Pourquoi il faut prendre les menaces nucléaires russes au sérieux
Métro
Alors que les violences se poursuivent en Ukraine, la tension augmente sur la scène internationale. Les sanctions économiques contre la Russie se multiplient, incluant le retrait de produits russes des étagères, et Vladimir Poutine brandit la menace nucléaire. Mais cette menace est-elle sérieuse?
ANALYSE – Dimanche soir, la présidence russe a franchi un cap stratégique : elle a annoncé qu’elle plaçait ses forces nucléaires en alerte. Les opinions européennes sont soit pétrifiées soit incrédules face à cette menace atomique. Assiste-t-on à un gigantesque coup de bluff ou à un changement majeur de l’approche russe, susceptible d’aboutir à cette perspective qui a longtemps paru inenvisageable qu’est l’emploi de l’arme nucléaire sur le sol européen ?
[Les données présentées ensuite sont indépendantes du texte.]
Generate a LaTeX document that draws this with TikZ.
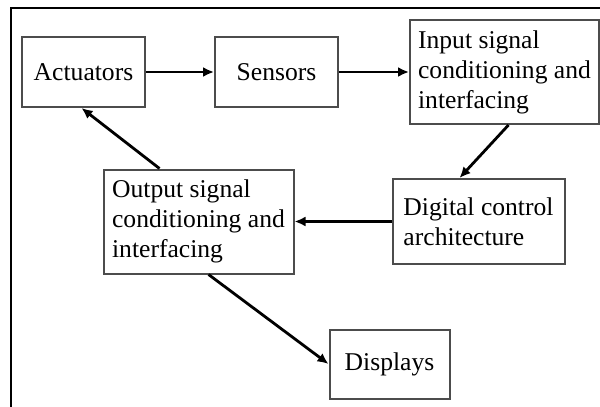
\documentclass[tikz,border=0pt]{standalone}
\usepackage{fontspec}
\setmainfont{Liberation Serif}
\usetikzlibrary{arrows.meta,positioning}
\definecolor{edge}{gray}{0.3}

\begin{document}
\begin{tikzpicture}[>={Latex[length=5.5pt,width=5pt]},node distance=34pt,
box/.style={draw=edge,line width=1pt,align=left,inner sep=4pt,
font=\fontsize{12.8}{15}\selectfont},
link/.style={->,line width=1.4pt}]
\useasboundingbox (0,0) rectangle (300pt,-203.5pt);
\draw[line width=0.9pt] (5.5pt,-210pt) |- (310pt,-4pt);
\node[box,minimum width=61.5pt,minimum height=35pt] (act) at (41.75pt,-36pt) {Actuators};
\node[box,minimum width=61.5pt,minimum height=35pt,right=of act] (sens) {Sensors};
\node[box,minimum width=94.5pt,minimum height=52pt,right=35pt of sens] (input) {Input signal\\conditioning and\\interfacing};
\node[box,minimum width=86pt,minimum height=42.5pt,below=26.5pt of input,xshift=-13pt] (digital) {Digital control\\architecture};
\node[box,minimum width=95pt,minimum height=52pt,left=48.5pt of digital] (output) {Output signal\\conditioning and\\interfacing};
\node[box,minimum width=60pt,minimum height=34.5pt,below=27pt of output,xshift=95.5pt] (disp) {Displays};
\draw[link] (act)--(sens);\draw[link] (sens)--(input);
\draw[link] ([xshift=2pt]input.south)--([xshift=-9.5pt]digital.north);
\draw[link] (digital.west)--(digital.west-|output.east);
\draw[link] ([xshift=-19.5pt]output.north)--([xshift=-1pt]act.south);
\draw[link] ([xshift=5pt]output.south)--(disp.west);
\end{tikzpicture}
\end{document}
Ce qui est certain, c’est que cette escalade reflète deux tendances profondes de la vision militaire de Moscou : d’une part, la Russie rappelle au monde son statut de puissance nucléaire au moment où de multiples mesures – y compris militaires – sont prises par les Occidentaux pour soutenir l’Ukraine ; d’autre part, elle fait ainsi le constat des limites de sa puissance politique.
Incapable de se faire écouter des Occidentaux et impuissant à convaincre les Ukrainiens de se détourner de leur gouvernement et de se rallier au « grand frère » russe, le Kremlin se porte aux extrêmes en menaçant le continent du feu nucléaire. Loin d’être un signe de puissance, cette menace réitérée est l’aveu d’un échec politique irrémédiable – et cela, même si la Russie finit par obtenir une victoire militaire sur le terrain ukrainien en n’employant que les forces conventionnelles.
Lorsque, dimanche 27 février au soir, après quatre jours de combats en Ukraine, la présidence russe a explicitement annoncé la mise en alerte de ses unités nucléaires, elle a surpris l’Europe et inquiété le monde.
Elle avait pourtant déjà proféré cette menace, de façon à peine voilée, dès le début de l’« opération militaire spéciale », jeudi matin à l’aube, à la fin du message présidentiel qui tentait de justifier la guerre en invoquant le risque de « génocide » des russophones en Ukraine et le besoin (supposé) de « dénazifier » le pays.
En effet, la déclaration de guerre comportait, dans sa dernière phrase, une menace implicitement nucléaire contre les États qui tenteraient de s’opposer à l’intervention militaire russe. Vladimir Poutine l’avait formulée ainsi : quiconque s’opposerait à l’action russe en subirait des conséquences « inconnues dans votre histoire ».